MIT Group Cites “Data Prep” as a Data Science Bottleneck
The bottleneck is varying data semantics. No stranger to anyone interested in topic maps. The traditional means of solving that problem is to clean the data for one purpose, which unless the basis for cleaning is recorded, leaves the data dirty for the next round of integration.
What do you think is being described in this text?:
Much of Veeramachaneni’s recent research has focused on how to automate this lengthy data prep process. “Data scientists go to all these boot camps in Silicon Valley to learn open source big data software like Hadoop, and they come back, and say ‘Great, but we’re still stuck with the problem of getting the raw data to a place where we can use all these tools,’” Veeramachaneni says.
The proliferation of data sources and the time it takes to prepare these massive reserves of data are the core problems Tamr is attacking. The knee-jerk reaction to this next-gen integration and preparation problem tends to be “Machine Learning” — a cure for all ills. But as Veeramachaneni points out, machine learning can’t resolve all data inconsistencies:
Veeramachaneni and his team are also exploring how to efficiently integrate the expertise of domain experts, “so it won’t take up too much of their time,” he says. “Our biggest challenge is how to use human input efficiently, and how to make the interactions seamless and efficient. What sort of collaborative frameworks and mechanisms can we build to increase the pool of people who participate?”

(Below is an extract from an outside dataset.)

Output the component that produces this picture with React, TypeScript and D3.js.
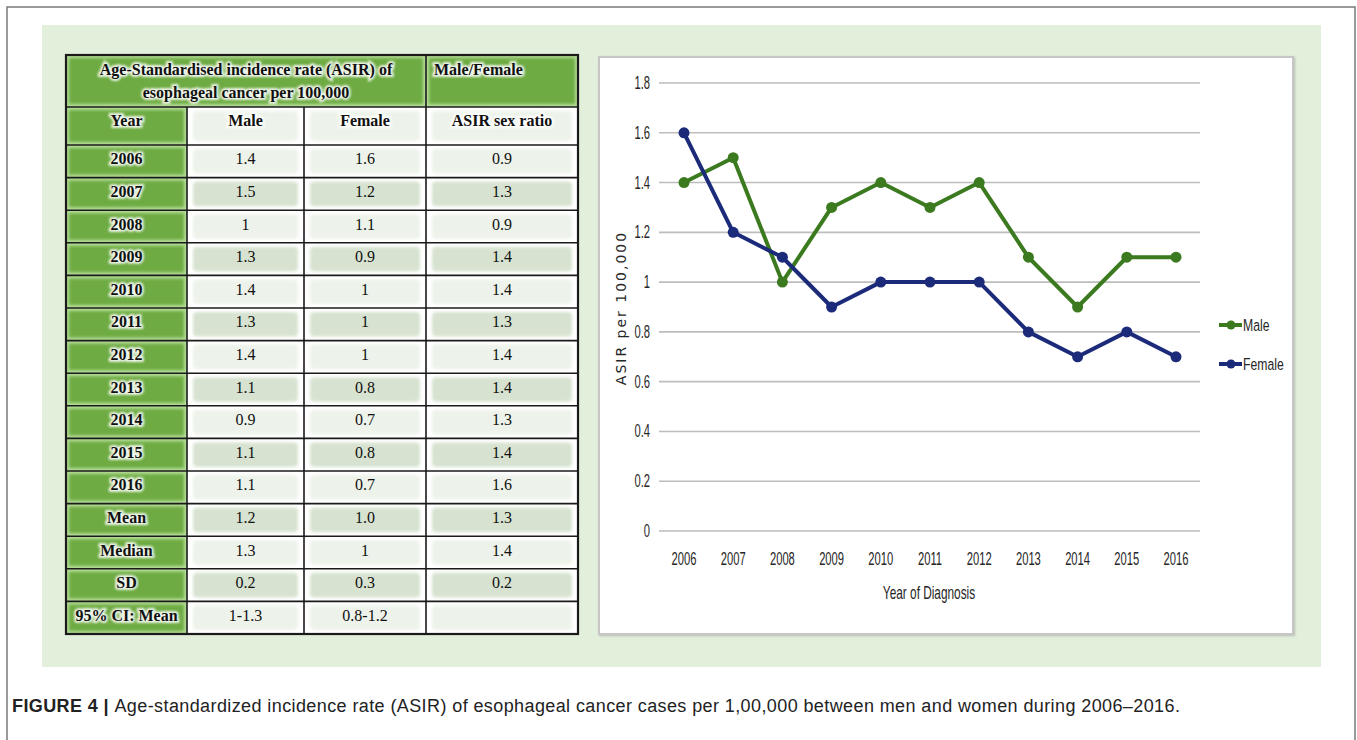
import React from 'react';
import { scaleLinear, scalePoint, scaleBand, line, range } from 'd3';

// table + chart values
const years = [2006, 2007, 2008, 2009, 2010, 2011, 2012, 2013, 2014, 2015, 2016];
const maleAsir = [1.4, 1.5, 1, 1.3, 1.4, 1.3, 1.4, 1.1, 0.9, 1.1, 1.1];
const femaleAsir = [1.6, 1.2, 1.1, 0.9, 1, 1, 1, 0.8, 0.7, 0.8, 0.7];
const sexRatio = ['0.9', '1.3', '0.9', '1.4', '1.4', '1.3', '1.4', '1.4', '1.3', '1.4', '1.6'];

const summaryLabels = ['Mean', 'Median', 'SD', '95% CI: Mean'];
const summaryMale = ['1.2', '1.3', '0.2', '1-1.3'];
const summaryFemale = ['1.0', '1', '0.3', '0.8-1.2'];
const summaryRatio = ['1.3', '1.4', '0.2', ''];

const headerTitle = ['Age-Standardised incidence rate (ASIR) of', 'esophageal cancer per 100,000'];
const columnHeads = ['Year', 'Male', 'Female', 'ASIR sex ratio'];
const yTicks = [0, 0.2, 0.4, 0.6, 0.8, 1, 1.2, 1.4, 1.6, 1.8];

const GREEN_LINE = '#3b7a1f';
const BLUE_LINE = '#1c2a7a';
const SERIF = '"Liberation Serif", "Times New Roman", serif';
const SANS = '"Liberation Sans", Arial, sans-serif';

// condensed label (no narrow font installed, so squeeze horizontally)
const Narrow: React.FC<{ x: number; y: number; size?: number; sx?: number; anchor?: 'start' | 'middle' | 'end'; children: React.ReactNode }> =
  ({ x, y, size = 17.5, sx = 0.64, anchor = 'middle', children }) => (
    <text transform={`translate(${x},${y}) scale(${sx},1)`} textAnchor={anchor}
      fontFamily={SANS} fontSize={size} fill="#262626">{children}</text>
  );

const App: React.FC = () => {
  // table geometry
  const colEdges = [66, 187, 304, 426, 578];
  const tableTop = 55;
  const head1Bottom = 107;
  const head2Bottom = 145;
  const tableBottom = 634;

  const rows = [
    ...years.map((y, i) => ({ label: String(y), vals: [String(maleAsir[i]), String(femaleAsir[i]), sexRatio[i]] })),
    ...summaryLabels.map((s, i) => ({ label: s, vals: [summaryMale[i], summaryFemale[i], summaryRatio[i]] })),
  ];
  const rowScale = scaleBand<number>().domain(range(rows.length)).range([head2Bottom, tableBottom]);
  const rh = rowScale.bandwidth();

  // chart scales
  const x = scalePoint<number>().domain(years).range([684, 1176]);
  const y = scaleLinear().domain([0, 1.8]).range([531, 83]);
  const seriesLine = line<number>().x((_, i) => x(years[i])!).y(d => y(d));

  const greenCell = (x0: number, y0: number, w: number, h: number, key: string) => (
    <g key={key}>
      <rect x={x0} y={y0} width={w} height={h} fill="#b5dd98" />
      <rect x={x0 + 3} y={y0 + 3} width={w - 6} height={h - 6} fill="#6eab43" filter="url(#soft)" />
    </g>
  );

  const glowText = (tx: number, ty: number, txt: string, anchor: 'middle' | 'start', key: string, size = 16) => (
    <g key={key} fontFamily={SERIF} fontWeight="bold" fontSize={size} textAnchor={anchor}>
      <text x={tx} y={ty} fill="none" stroke="#ffffff" strokeOpacity={0.85} strokeWidth={4} filter="url(#glow)">{txt}</text>
      <text x={tx} y={ty} fill="#111">{txt}</text>
    </g>
  );

  const dataCell = (ci: number, y0: number, h: number, dark: boolean, key: string) => {
    const x0 = colEdges[ci];
    const w = colEdges[ci + 1] - x0;
    return (
      <g key={key}>
        <rect x={x0} y={y0} width={w} height={h} fill="#ffffff" />
        <rect x={x0 + 6} y={y0 + 4} width={w - 12} height={h - 8} rx={4}
          fill={dark ? '#d7e3d0' : '#edf3ea'} filter="url(#soft)" />
      </g>
    );
  };

  return (
    <svg width={1357} height={740} style={{ position: 'absolute', left: 0, top: 0, background: '#fff' }}>
      <defs>
        <filter id="soft" x="-10%" y="-10%" width="120%" height="120%">
          <feGaussianBlur stdDeviation={1.5} />
        </filter>
        <filter id="glow" x="-10%" y="-30%" width="120%" height="160%">
          <feGaussianBlur stdDeviation={1.2} />
        </filter>
        <filter id="shadow" x="-5%" y="-5%" width="110%" height="110%">
          <feDropShadow dx={1} dy={1} stdDeviation={1} floodColor="#999" floodOpacity={0.6} />
        </filter>
      </defs>

      {/* outer frame */}
      <path d="M7,740 V7 H1355 V740" fill="none" stroke="#7a7a7a" strokeWidth={1.5} />
      {/* green panel */}
      <rect x={42} y={25} width={1279} height={642} fill="#e2efda" />

      {/* ===== table ===== */}
      <g>
        {greenCell(colEdges[0], tableTop, colEdges[3] - colEdges[0], head1Bottom - tableTop, 'h1a')}
        {greenCell(colEdges[3], tableTop, colEdges[4] - colEdges[3], head1Bottom - tableTop, 'h1b')}
        {greenCell(colEdges[0], head1Bottom, colEdges[1] - colEdges[0], head2Bottom - head1Bottom, 'h2a')}
        {[1, 2, 3].map(ci => dataCell(ci, head1Bottom, head2Bottom - head1Bottom, false, `h2-${ci}`))}
        {rows.map((r, ri) => (
          <g key={`row-${ri}`}>
            {greenCell(colEdges[0], rowScale(ri)!, colEdges[1] - colEdges[0], rh, `g-${ri}`)}
            {[1, 2, 3].map(ci => dataCell(ci, rowScale(ri)!, rh, ri % 2 === 1, `d-${ri}-${ci}`))}
          </g>
        ))}

        {/* grid lines */}
        {rows.map((_, ri) => (
          <line key={`hl-${ri}`} x1={colEdges[0]} x2={colEdges[4]} y1={rowScale(ri)!} y2={rowScale(ri)!} stroke="#1a1a1a" strokeWidth={1.6} />
        ))}
        <line x1={colEdges[0]} x2={colEdges[4]} y1={head1Bottom} y2={head1Bottom} stroke="#1a1a1a" strokeWidth={1.6} />
        {colEdges.slice(1, 4).map((cx, i) => (
          <line key={`vl-${i}`} x1={cx} x2={cx} y1={i === 2 ? tableTop : head1Bottom} y2={tableBottom} stroke="#1a1a1a" strokeWidth={1.6} />
        ))}
        <rect x={colEdges[0]} y={tableTop} width={colEdges[4] - colEdges[0]} height={tableBottom - tableTop}
          fill="none" stroke="#1a1a1a" strokeWidth={2.2} />

        {/* header text */}
        {glowText((colEdges[0] + colEdges[3]) / 2, 75, headerTitle[0], 'middle', 'ht0')}
        {glowText((colEdges[0] + colEdges[3]) / 2, 98, headerTitle[1], 'middle', 'ht1')}
        {glowText(colEdges[3] + 8, 75, 'Male/Female', 'start', 'ht2')}
        {columnHeads.map((h, ci) => glowText((colEdges[ci] + colEdges[ci + 1]) / 2, 126, h, 'middle', `ch-${ci}`))}

        {/* body text */}
        {rows.map((r, ri) => {
          const ty = rowScale(ri)! + rh / 2 + 3;
          return (
            <g key={`rt-${ri}`}>
              {glowText((colEdges[0] + colEdges[1]) / 2, ty, r.label, 'middle', `lab-${ri}`)}
              {r.vals.map((v, vi) => (
                <text key={`v-${vi}`} x={(colEdges[vi + 1] + colEdges[vi + 2]) / 2} y={ty}
                  textAnchor="middle" fontFamily={SERIF} fontSize={16} fill="#111">{v}</text>
              ))}
            </g>
          );
        })}
      </g>

      {/* ===== chart ===== */}
      <rect x={599} y={57} width={694} height={577} fill="#ffffff" stroke="#c6c6c6" strokeWidth={2} filter="url(#shadow)" />

      {yTicks.map(t => (
        <g key={`yt-${t}`}>
          <line x1={659} x2={1200} y1={y(t)} y2={y(t)} stroke="#bdbdbd" strokeWidth={1.6} />
          <Narrow x={650} y={y(t) + 6} anchor="end">{String(t)}</Narrow>
        </g>
      ))}
      {years.map(yr => (
        <Narrow key={`xt-${yr}`} x={x(yr)!} y={565}>{yr}</Narrow>
      ))}
      <Narrow x={929} y={599} size={18.5}>Year of Diagnosis</Narrow>
      <text transform={`translate(626,308) rotate(-90)`} textAnchor="middle" fontFamily='"DejaVu Sans", Verdana, sans-serif'
        fontSize={14} fill="#262626" letterSpacing={2}>ASIR per 100,000</text>

      <path d={seriesLine(maleAsir) ?? ''} fill="none" stroke={GREEN_LINE} strokeWidth={4} strokeLinejoin="round" />
      <path d={seriesLine(femaleAsir) ?? ''} fill="none" stroke={BLUE_LINE} strokeWidth={4} strokeLinejoin="round" />
      {maleAsir.map((v, i) => (
        <circle key={`mm-${i}`} cx={x(years[i])} cy={y(v)} r={5.5} fill={GREEN_LINE} />
      ))}
      {femaleAsir.map((v, i) => (
        <circle key={`fm-${i}`} cx={x(years[i])} cy={y(v)} r={5.5} fill={BLUE_LINE} />
      ))}

      {/* legend */}
      {[{ name: 'Male', c: GREEN_LINE, ly: 325 }, { name: 'Female', c: BLUE_LINE, ly: 364 }].map(l => (
        <g key={l.name}>
          <line x1={1219} x2={1242} y1={l.ly} y2={l.ly} stroke={l.c} strokeWidth={4} />
          <circle cx={1231} cy={l.ly} r={4.5} fill={l.c} />
          <Narrow x={1243} y={l.ly + 6} size={16.5} sx={0.74} anchor="start">{l.name}</Narrow>
        </g>
      ))}

      {/* caption */}
      <text x={12} y={712} fontFamily={SANS} fontSize={18} letterSpacing={0.4} fill="#222">
        <tspan fontWeight="bold">FIGURE 4 | </tspan>
        <tspan>Age-standardized incidence rate (ASIR) of esophageal cancer cases per 1,00,000 between men and women during 2006–2016.</tspan>
      </text>
    </svg>
  );
};

export default App;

Tamr has built the very sort of collaborative framework Veeramachaneni mentions, drawing from the best of machine and human learning to connect hundreds or thousands of data sources.
Top-down, deterministic data unification approaches (such as ETL, ELT and MDM) were not designed to scale to the variety of hundreds or thousands or even tens of thousands of data silos (perpetual and proliferating). Traditional deterministic systems depend on a highly trained architect developing a “master” schema — “the one schema to rule them all” — which we believe is a red herring. Embracing the fundamental diversity and ever-changing nature of enterprise data and semantics leads you towards a bottom up, probabalistic approach to connecting data sources from various enterprise silos.
You also have to engage the source owners collaboratively to curate the variety of data at scale, which is Tamr’s core design pattern. Advanced algorithms automatically connect the vast majority of the sources while resolving duplications, errors and inconsistencies among source data of sources, attributes and records — a bottom-up, probabilistic solution that is reminiscent of Google’s full-scale approach to web search and connection. When the Tamr system can’t resolve connections automatically, it calls for human expert guidance, using people in the organization familiar with the data to weigh in on the mapping and improve its quality and integrity.
Off hand I would say it is a topic map authoring solution that features algorithms to assist the authors where authoring has been crowd-sourced.
What I don’t know is whether the insight of experts is captured as dark data (A matches B) or if their identifications are preserved so they can be re-used in the future (The properties of A that result in a match with the properties of B).
I didn’t register to I can’t see the “white paper.” Let me know how close I came if you decide to get the “white paper.” Scientists are donating research data in the name of open science but startups are still farming registration data.